The ruthless leader of Chechnya is among dozens of Russians officials, priests, doctors and psychiatrists aiming to calm an anxious populace frantically preparing for the end of the world later this week.
“People are buying candles saying the end of the world is coming,” Kadyrov said in comments published on his official website last week. “Does no one realise that once the end of the world comes, candles won’t help them?”
For more than a month, Russians around the country have been buying up candles and matches, salt and torches in an effort to outsmart the apocalypse some believe will come when the Mayan calendar runs out on Friday.
In the coalmining town of Novokuznetsk, shelves nearly emptied of salt stocks last month as the city’s residents prepared to ride through the end of the world. “60 tonnes were bought in one week,” Yelena Zuyeva, a city official, said last week in comments carried on the local administration’s website. “Today all trade companies are working and are ready for any level for consumer activity.”
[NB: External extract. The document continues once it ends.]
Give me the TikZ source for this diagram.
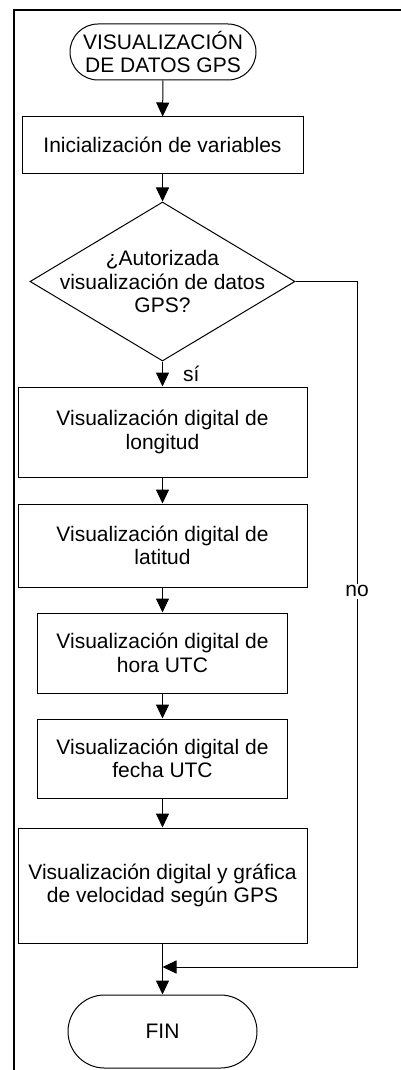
\documentclass[tikz,border=0pt]{standalone}
\usepackage{fontspec}
\setmainfont{Liberation Sans}
\usetikzlibrary{shapes.geometric,shapes.misc,arrows.meta}
\begin{document}
\begin{tikzpicture}[x=1pt,y=-1pt,
  font=\fontsize{21}{23.3}\selectfont,
  proc/.style={draw,line width=1pt,align=center,inner sep=0pt},
  term/.style={draw,line width=1pt,rounded rectangle,align=center,inner sep=0pt},
  decision/.style={draw,line width=1pt,diamond,inner sep=0pt,minimum width=265,minimum height=159},
  flow/.style={line width=1pt,-{Triangle[length=14pt,width=13pt]}}]
\useasboundingbox (0,0) rectangle (401,1070);
\clip (0,0) rectangle (401,1070);
\draw[line width=2pt] (14,1075) -- (14,10) -- (405,10);
\node[term,minimum width=186,minimum height=56] (start) at (163,52) {VISUALIZACIÓN\\DE DATOS GPS};
\node[proc,minimum width=281,minimum height=56] (init) at (162.5,145) {Inicialización de variables};
\node[decision] (ask) at (162.5,281.5) {};
\node[align=center,inner sep=0pt] (asktext) at (ask) {¿Autorizada\\visualización de datos\\GPS?};
\node[proc,minimum width=289,minimum height=90] (lon) at (162.5,432) {Visualización digital de\\longitud};
\node[proc,minimum width=289,minimum height=83] (lat) at (162.5,545.5) {Visualización digital de\\latitud};
\node[proc,minimum width=250,minimum height=80] (hora) at (162.5,653) {Visualización digital de\\hora UTC};
\node[proc,minimum width=250,minimum height=79] (fecha) at (162.5,758.5) {Visualización digital de\\fecha UTC};
\node[proc,minimum width=289,minimum height=115] (vel) at (162.5,885.5) {Visualización digital y gráfica\\de velocidad según GPS};
\node[term,minimum width=189,minimum height=73] (fin) at (162.5,1031.5) {FIN};
\coordinate (turn) at (357,281.5);
\coordinate (join) at (162.5,967);
% connectors
\draw[flow] (start) -- (init);
\draw[flow] (init) -- (ask);
\draw[flow] (ask) -- node[anchor=west,xshift=20pt,inner sep=0pt] {sí} (lon);
\draw[flow] (lon) -- (lat);
\draw[flow] (lat) -- (hora);
\draw[flow] (hora) -- (fecha);
\draw[flow] (fecha) -- (vel);
\draw[flow] (vel) -- (fin);
\draw[flow] (ask.east) -- (turn) |- node[pos=0.226,fill=white,inner sep=2pt] {no} (join);
\end{tikzpicture}
\end{document}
Online forums have been buzzing with people exchanging tips on what to eat after the entire human population is wiped out on Friday. “If I’m not mistaken, Russia makes all sorts of dehydrated products that are rich in all kinds of vitamins,” a user named Yelena Portnenkova wrote on a forum called “How to live? What to eat?” on VKontakte, the Russian version of Facebook. “Yet filling a garage with stocks of food is not just pointless, but dangerous.”
Alexander Kolomeyets, the deputy head of Russia’s Association of Independent Psychiatrists, lamented the apocalypse-mania that has gripped his country. “There are people who are prone to mental epidemics and I think that most of them are in our country,” Kolomeyets said in an interview with local media in the far eastern city of Khabarovsk.
“What’s happening in our country can be a lot scarier than the end of the world – so any negative information sticks. The more primitive the society, the stronger it lends itself to psychological epidemics. I think in this case our country isn’t very civilized.”